Abstract
This chapter addresses the graph-based linear manifold learning for object recognition. In particular, it introduces an adaptive Locality Preserving Projections (LPP) which has two interesting properties: (i) it does not depend on any parameter, and (ii) there is no correlation between mapped data. The main contribution consists in a parameterless computation of the affinity matrix built on the principle of meaningful and Adaptive neighbors. In addition to the framework of LPP, these two properties have been integrated to the framework of two graph-based embedding techniques: Orthogonal Locality Preserving Projections (OLPP) and Supervised LPP (SLPP). After introducing adaptive affinity matrices and the uncorrelated mapped data constraint, we perform recognition tasks on six public face databases. The results show improvement over those of classic methods such as LPP, OLPP, and SLPP. The proposed method could also be applied to other kinds of objects.

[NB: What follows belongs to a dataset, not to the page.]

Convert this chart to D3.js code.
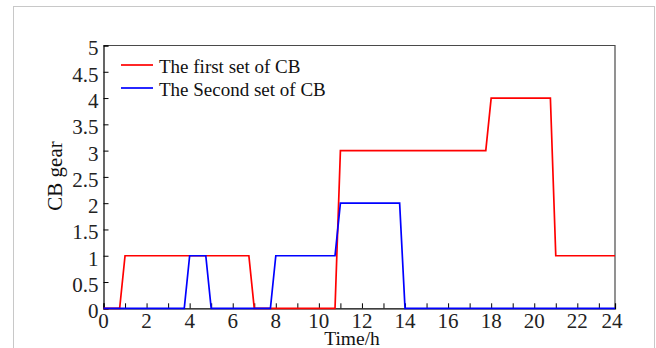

Keywords: Affinity matrix, Classification, Dimensionality reduction, En- hanced Locality Preserving Projections, Face recognition, Graph-based linear embedding, Label information, Laplacian eigenmaps, Laplacian matrix, latent points, Linear discriminant analysis, Locality preserving projections, Nearest neighbor classifier, Orthogonal locality preserving projections, Parameter-less locality preserving projections, Pearson’s coefficient, principal component analysis, Projection directions, Recognition rate, Supervised locality preserving projections.